The Canadian International Trade Tribunal recently concluded its inquiry to determine whether dumping of certain fabricated structural steel components (“FISC”) by China, Korea and Spain (and the subsidizing of these goods by China) caused injury or was threatening to cause injury to the Canadian domestic market.
In the inquiry, the Tribunal received requests from six parties to exclude products from a potential finding of injury or threat of injury. After concluding that the dumping of FISC from China, Korea and Spain and subsidizing of it by China had caused injury to the domestic market, the Tribunal went on to consider the exclusion requests. In explaining its findings regarding whether to grant the requests, the Tribunal set out the general principles governing such requests.
The Special Import Measures Act (SIMA) implicitly authorizes the Tribunal to grant exclusions from the scope of a finding. Exclusion requests are granted at the Tribunal’s discretion, when it is satisfied that the exclusions will not cause injury to the domestic industry. The underpinning rationale is this: despite the general conclusion that the dumping and/or subsidizing of the goods has caused injury to the domestic industry, there may be case-specific evidence that imports of particular products captured by the definition of the goods have not caused injury.
In determining whether an exclusion is likely to cause injury to the domestic industry, the Tribunal considers factors such as whether the domestic industry produces, actively supplies or can produce like goods in relation to the subject goods for which the exclusion is requested.
The onus falls on the requester to demonstrate that imports of the specific goods for which the exclusion is requested will not result in injury. The evidentiary burden is on the requestor to file evidence in support of its request. In turn, if no consent is provided by the domestic industry, the domestic industry must file evidence to rebut the evidence filed by the requester.

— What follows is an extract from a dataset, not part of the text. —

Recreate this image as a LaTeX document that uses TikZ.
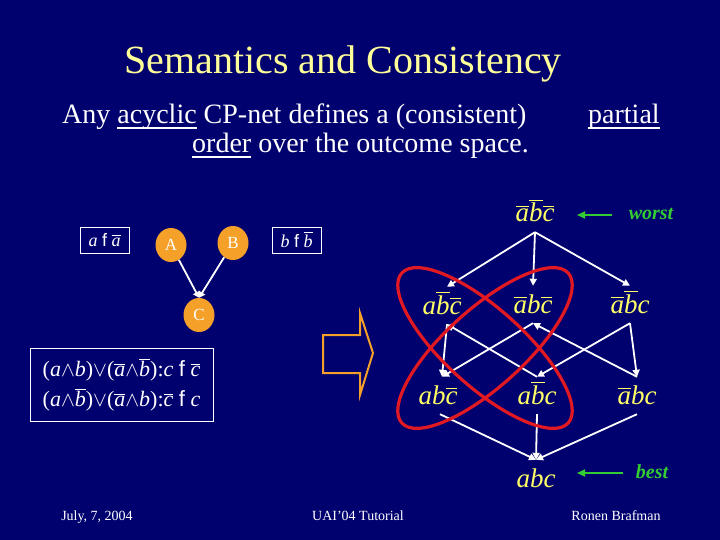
\documentclass[tikz,border=0pt]{standalone}
\usepackage{fontspec}
\setmainfont{Liberation Serif}
\newfontfamily\arialf{Liberation Sans}
\usetikzlibrary{shapes.geometric,arrows.meta}
\definecolor{bgblue}{RGB}{0,0,110}
\definecolor{titley}{RGB}{255,255,153}
\definecolor{laty}{RGB}{255,255,102}
\definecolor{orng}{RGB}{245,160,40}
\definecolor{grn}{RGB}{51,204,51}
\definecolor{redl}{RGB}{225,25,35}
% overline helpers
\newcommand{\ob}[1]{\leavevmode\vbox{\hrule height 1pt\kern 2.5pt\hbox{#1}}}
\newcommand{\obs}[1]{\leavevmode\vbox{\hrule height 0.8pt\kern 1.8pt\hbox{#1}}}
\newcommand{\myul}[1]{\setbox0\hbox{#1}\rlap{\rule[-5pt]{\wd0}{1.5pt}}\box0\relax}
\newcommand{\prefsym}{{\arialf f}}
\begin{document}
\begin{tikzpicture}[x=1pt,y=-1pt,
  lat/.style={anchor=base,text=laty,font=\fontsize{27}{30}\selectfont\itshape,
    inner xsep=0pt,inner ysep=10pt,text height=17pt,text depth=0pt},
  edge/.style={draw=white,line width=1.8pt,-{Triangle[length=7pt,width=7pt]}},
  netarr/.style={draw=white,line width=1.8pt,-{Triangle[length=6pt,width=7pt]}},
  cpn/.style={ellipse,fill=orng,minimum width=31pt,minimum height=34pt,inner sep=0pt,
    text=white,font=\fontsize{17}{17}\selectfont},
  pbox/.style={draw=white,line width=0.8pt,minimum width=49pt,minimum height=26pt,
    inner sep=0pt,text=white,font=\fontsize{18}{18}\selectfont},
  cpt/.style={draw=white,line width=0.8pt,minimum width=183pt,minimum height=73pt,
    inner xsep=2pt,inner ysep=0pt,text=white,align=left,font=\fontsize{22}{30}\selectfont},
  garrow/.style={draw=grn,line width=1.8pt,-{Triangle[length=8pt,width=7pt]}},
  glabel/.style={anchor=base,text=grn,font=\fontsize{20}{20}\selectfont\bfseries\itshape},
  body/.style={anchor=base west,text=white,font=\fontsize{28}{30}\selectfont,inner sep=0pt},
  foot/.style={anchor=base,text=white,font=\fontsize{14}{14}\selectfont,inner sep=0pt},
  redring/.style={draw=redl,line width=3.2pt}
]
\fill[bgblue] (0,0) rectangle (720,540);
\useasboundingbox (0,0) rectangle (720,540);

% title and body
\node[anchor=base,text=titley,font=\fontsize{40}{40}\selectfont,inner sep=0pt] (title) at (343,74) {Semantics and Consistency};
\node[body] (l1) at (62,124) {Any \myul{acyclic} CP-net defines a (consistent)};
\node[body] (l1b) at (588,124) {\myul{partial}};
\node[body] (l2) at (192,153) {\myul{order} over the outcome space.};

% CP-net
\node[pbox] (pa) at (104.5,240) {\textit{a} \prefsym\ \obs{\textit{a}}};
\node[pbox] (pb) at (296.5,240) {\textit{b} \prefsym\ \obs{\textit{b}}};
\node[cpn] (A) at (171,245) {A};
\node[cpn] (B) at (233,243) {B};
\node[cpn] (C) at (199,315) {C};
\draw[netarr] (A) -- (C.north);
\draw[netarr] (B) -- (C.north);

\node[cpt] (tab) at (121.5,385) {%
(\textit{a}$\wedge$\textit{b})$\vee$(\obs{\textit{a}}$\wedge$\obs{\textit{b}}):\textit{c} \prefsym\ \obs{\textit{c}}\\
(\textit{a}$\wedge$\obs{\textit{b}})$\vee$(\obs{\textit{a}}$\wedge$\textit{b}):\obs{\textit{c}} \prefsym\ \textit{c}};

% big hollow arrow
\draw[draw=orng,line width=2pt,line join=miter]
  (323,335) -- (360,335) -- (360,313) -- (373,353) -- (360,395) -- (360,373) -- (323,373) -- cycle;

% lattice labels
\node[lat] (top) at (535,222) {\ob{a}\ob{b}\ob{c}};
\node[lat] (L2) at (442,314) {a\ob{b}\ob{c}};
\node[lat] (M2) at (533,313) {\ob{a}b\ob{c}};
\node[lat] (R2) at (630,313) {\ob{a}\ob{b}c};
\node[lat] (L3) at (438,404) {ab\ob{c}};
\node[lat] (M3) at (537,404) {a\ob{b}c};
\node[lat] (R3) at (637,404) {\ob{a}bc};
\node[lat] (bot) at (536,487) {abc};

% lattice edges
\draw[edge] (top.south) -- ([xshift=5pt]L2.north);
\draw[edge] (top.south) -- (M2.north);
\draw[edge] (top.south) -- (R2.north);
\draw[edge] ([xshift=5pt]L2.south) -- ([xshift=4pt]L3.north);
\draw[edge] (M3.north) -- ([xshift=5pt]L2.south);
\draw[edge] (R3.north) -- (M2.south);
\draw[edge] (M2.south) -- ([xshift=4pt]L3.north);
\draw[edge] (R2.south) -- (M3.north);
\draw[edge] (R2.south) -- (R3.north);
\draw[edge] ([xshift=2pt]L3.south) -- (bot.north);
\draw[edge] (M3.south) -- (bot.north);
\draw[edge] (R3.south) -- (bot.north);

% red rings
\begin{scope}[rotate around={-42:(485,348)}]
  \draw[redring] (485,348) ellipse [x radius=112, y radius=39];
\end{scope}
\begin{scope}[rotate around={42:(485,348)}]
  \draw[redring] (485,348) ellipse [x radius=112, y radius=39];
\end{scope}

% worst / best
\node[glabel] (worst) at (651,220) {worst};
\node[glabel] (best) at (652,478) {best};
\coordinate (wt) at (612,215);
\coordinate (wh) at (577,215);
\coordinate (bt) at (623,473);
\coordinate (bh) at (577,473);
\draw[garrow] (wt) -- (wh);
\draw[garrow] (bt) -- (bh);

% footer
\node[foot] (f1) at (97,520) {July, 7, 2004};
\node[foot] (f2) at (358,520) {UAI'04 Tutorial};
\node[foot] (f3) at (616,520) {Ronen Brafman};
\end{tikzpicture}
\end{document}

The Tribunal clarified that it will exercise its discretion to grant product exclusions based on its assessment of the totality of the evidence on the record. Consents to exclusions, or lack of them, are not evidence. Moreover, consents do not fetter the Tribunal’s discretion in making such determinations. Notwithstanding that the domestic industry consented, the Tribunal denied the requests that were not also substantiated with sufficient evidence.
The Tribunal’s findings serve as a strong reminder of the necessity of filing evidence to assist the Tribunal in its assessment of exclusion requests. Domestic industry consent is not enough.